Raum jenseits der Zuschreibungen
Denn gerade in den klassischen Theaterstücken fand Arol kaum Rollen, in denen Frauen komisch sein durften. Weibliche Figuren sind tragisch, edel, verzweifelt – aber selten witzig. Der Clown eröffnete ihr einen Raum jenseits dieser engen Zuschreibungen: eine Figur, die stolpern, scheitern, übertreiben und lächerlich sein darf – und gerade darin ihre Kraft entfaltet. Für Arol wurde der Clown zum feministischen Werkzeug: Er durchbricht Konventionen, legt Machtverhältnisse bloß und macht sichtbar, dass auch Frauen laut, grotesk, unperfekt und dabei befreiend komisch sein können.
2014 kam sie nach Berlin, um ihre Promotion zu beginnen – über Komik, Clowns, Stand-up und Meddah. „Acht Jahre hat es gedauert“, sagt sie.

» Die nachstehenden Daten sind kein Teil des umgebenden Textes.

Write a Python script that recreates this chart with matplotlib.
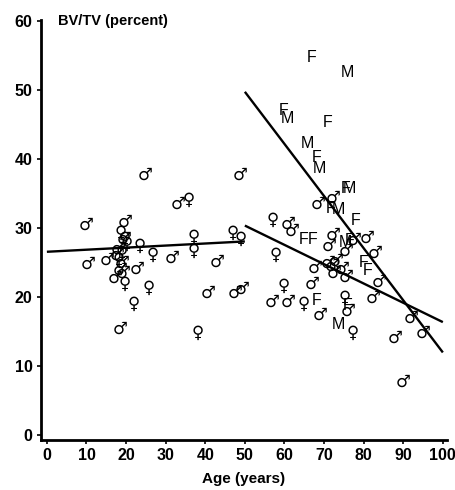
import matplotlib
matplotlib.use('Agg')
import matplotlib.pyplot as plt

# ages and BV/TV values, one pair of lists per symbol
male_age = [10, 10.4, 15.2, 19.7, 24.8, 33.2, 48.9, 22.8, 31.6, 43, 40.8, 47.6, 49.4,
            18.5, 17.2, 18, 19, 18.5, 19.5, 17.8, 19.2,
            68.6, 72.2, 61, 62, 72.4, 71.4, 77.5, 80.8, 83, 67.8, 71, 73, 74.5,
            72.5, 75.5, 83.8, 82.5, 67, 57, 61, 69, 76, 92, 95, 88, 90, 75.7, 72]
male_bv = [30.5, 24.8, 25.5, 30.9, 37.7, 33.6, 37.7, 24.2, 25.8, 25.1, 20.7, 20.6, 21.3,
           15.5, 22.8, 27, 25, 24, 28.5, 26.2, 23.6,
           33.5, 34.5, 30.7, 29.7, 29, 27.5, 28.3, 28.7, 26.4, 24.3, 25, 25.3, 24.2,
           23.5, 23, 22.2, 20, 22, 19.3, 19.3, 17.4, 18, 17.1, 14.8, 14.1, 7.7, 26.8, 24.6]

female_age = [18.5, 19.7, 23.5, 26.8, 37, 37, 46.8, 48.9, 19.7, 25.8, 21.8, 38, 35.7,
              19, 18, 20.2, 57, 57.7, 59.7, 64.8, 75.2, 77.2]
female_bv = [29.4, 28.5, 27.5, 26.1, 28.7, 26.8, 29.4, 28.5, 22, 21.3, 19.1, 14.9, 34.2,
             26.5, 25.5, 27.8, 31.2, 26.1, 21.7, 19.1, 19.9, 14.9]

f_age = [66.8, 59.7, 70.9, 68.1, 75.5, 71.6, 78, 64.8, 67.1, 80, 81, 68, 76, 76.5]
f_bv = [54.8, 47.1, 45.4, 40.3, 35.8, 32.9, 31.2, 28.4, 28.4, 25, 23.9, 19.6, 18.8, 28.3]

m_age = [75.9, 60.8, 65.8, 68.9, 76.5, 73.7, 75.4, 73.7]
m_bv = [52.6, 45.9, 42.3, 38.7, 35.8, 32.8, 28, 16]

# regression lines (start, end)
line1_age = [0, 50]
line1_bv = [26.6, 28.1]
line2_age = [50, 100]
line2_bv = [30.4, 16.4]
line3_age = [50, 100]
line3_bv = [49.8, 12.0]

plt.rcParams['font.family'] = ['Liberation Sans', 'DejaVu Sans']

fig = plt.figure(figsize=(4.55, 4.9), dpi=100)
ax = fig.add_axes([0.09, 0.102, 0.892, 0.857])

for xs, ys in [(line1_age, line1_bv), (line2_age, line2_bv), (line3_age, line3_bv)]:
    ax.plot(xs, ys, color='black', lw=1.7, solid_capstyle='butt')

# symbols are drawn as text glyphs
for a, v in zip(male_age, male_bv):
    ax.text(a, v, '\u2642', ha='center', va='center', fontsize=12,
            family=['DejaVu Sans'], color='black')
for a, v in zip(female_age, female_bv):
    ax.text(a, v, '\u2640', ha='center', va='center', fontsize=12,
            family=['DejaVu Sans'], color='black')
for a, v in zip(f_age, f_bv):
    ax.text(a, v, 'F', ha='center', va='center', fontsize=11.5, color='black')
for a, v in zip(m_age, m_bv):
    ax.text(a, v, 'M', ha='center', va='center', fontsize=11.5, color='black')

ax.set_xlim(-1.5, 101)
ax.set_ylim(-0.7, 60.2)
ax.set_xticks(range(0, 101, 10))
ax.set_yticks(range(0, 61, 10))
for lab in ax.get_xticklabels() + ax.get_yticklabels():
    lab.set_fontweight('bold')
    lab.set_fontsize(11.5)
ax.tick_params(length=3, width=1.2, pad=3)

for side in ['top', 'right']:
    ax.spines[side].set_visible(False)
for side in ['left', 'bottom']:
    ax.spines[side].set_linewidth(2)

ax.set_xlabel('Age (years)', fontsize=11, fontweight='bold', labelpad=6)
fig.text(58 / 455, 1 - 21 / 490, 'BV/TV (percent)', fontsize=10.5,
         fontweight='bold', va='center', ha='left')

fig.savefig('out.png', dpi=100)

Eine Qual sei es gewesen. Dann fügt sie lachend hinzu: „Immerhin: Jetzt kann ich bei Projektanträgen ‚Dr. Arol‘ schreiben. Das sieht beeindruckend aus.“ Und dass Meddah traditionell ein Männerfach war? Das stört sie nicht – im Gegenteil. „Ich wollte sehen, was passiert, wenn ich diese alte Form aus weiblicher Perspektive spiele“, erklärt sie.
Und so steht Neslihan Arol in Berlin auf der Bühne, zwischen Sprachen, Kulturen und Traditionen. Sie erzählt, lacht, kippt vom Ernst ins Komische und wieder zurück – eine Frau, die Clownsein studiert hat, um zu zeigen, dass auch Humor befreiend sein kann. Die kleine Flamme, die sie zu Beginn entzündet hat, begleitet sie durch den Abend, Symbol für die Geschichten, die im Moment entstehen und durch das Erzählen lebendig werden.
Arol beugt sich darüber, pustet die Kerze aus und verabschiedet sich: „Ich hoffe, beim nächsten Mal mit neuen Geschichten zurückzukehren.“ Der Applaus brandet auf, und für einen Augenblick bleibt nur schwach der Geruch von Wachs in der Luft.